Armada of new ships sinks accuracy of the index as measure of global health

LONDON -- Uncertainty over how many new ships will be built this year is expected to marginalize a popular measure of the global economy's health -- the Baltic Dry Index.

The index, a measure of shipping costs, gained importance over the last decade as a key gauge not just for the shipping industry but the global economy. Due to the shipping industry's stable supply structure, the index was touted as a good proxy for overall demand for raw materials, the basic building blocks of an economy.

But with an unusually large number of ships scheduled to come into operation in 2010, the index no longer presents such a straightforward view of raw-material demand, and hence economic growth.

The Baltic Dry Index "will be less responsive to shifts in demand as the oversupply of vessels becomes more pronounced," said Plamen Natzkoff, dry bulk and freight strategist at Citigroup in London. While the index "will still reflect the supply-demand balance in the freight market," its worthiness as a wider-ranging indicator will be limited, he said.

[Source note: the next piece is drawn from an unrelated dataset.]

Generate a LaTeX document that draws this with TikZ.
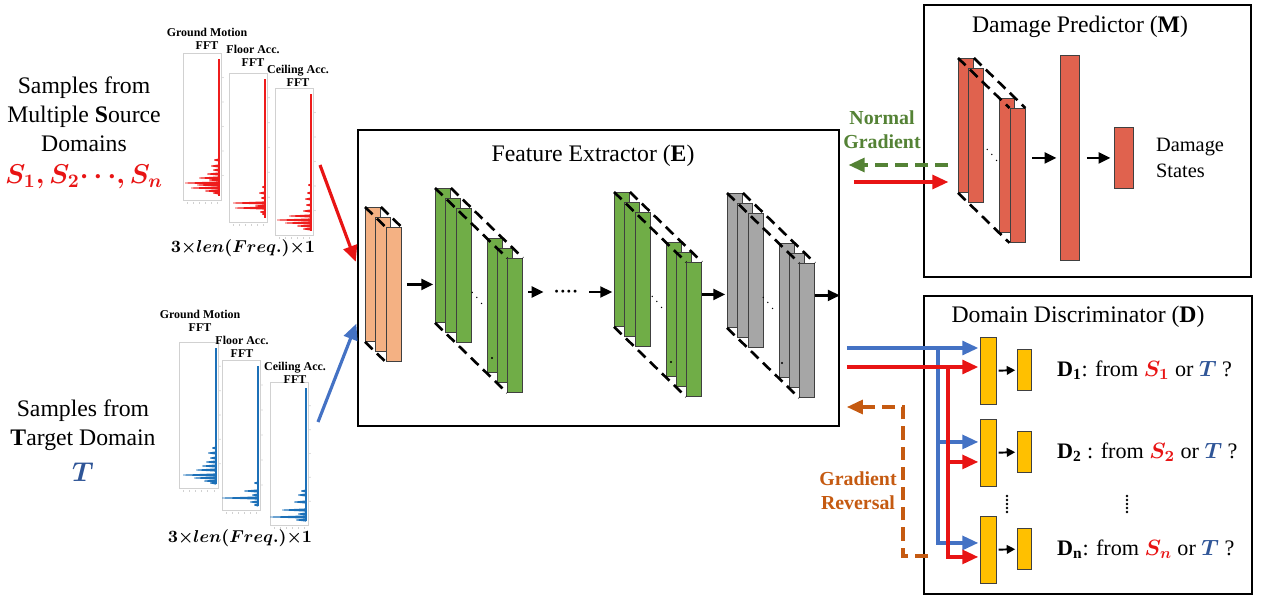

The index's publisher defends it. "There are two elements to the BDI: demand and supply. When the supply of shipping is fairly stable, demand represents a good pointer to activity in primary industry," said Jeremy Penn, CEO of the Baltic Exchange. "[The BDI] is a good indicator of dry bulk rates in the market -- we have never made great claims for it to be more than that."

The Baltic index assesses the cost for moving bulk cargoes on major shipping routes via the four largest dry-vessel classes. It is released five days a week, and gives a comparable level of the cost of moving bulk cargoes -- mostly iron ore, coal and grains.

Historically, dry-bulk shipping costs have been able to serve as a proxy for demand because ship supply has been roughly constant.

In May 2008, the index rose to a record high of 11793 as industrialized nations demanded fodder for booming economies. But by December, as demand for bulk goods dried up, the index had slid to 663. Tuesday, the index was at 2792.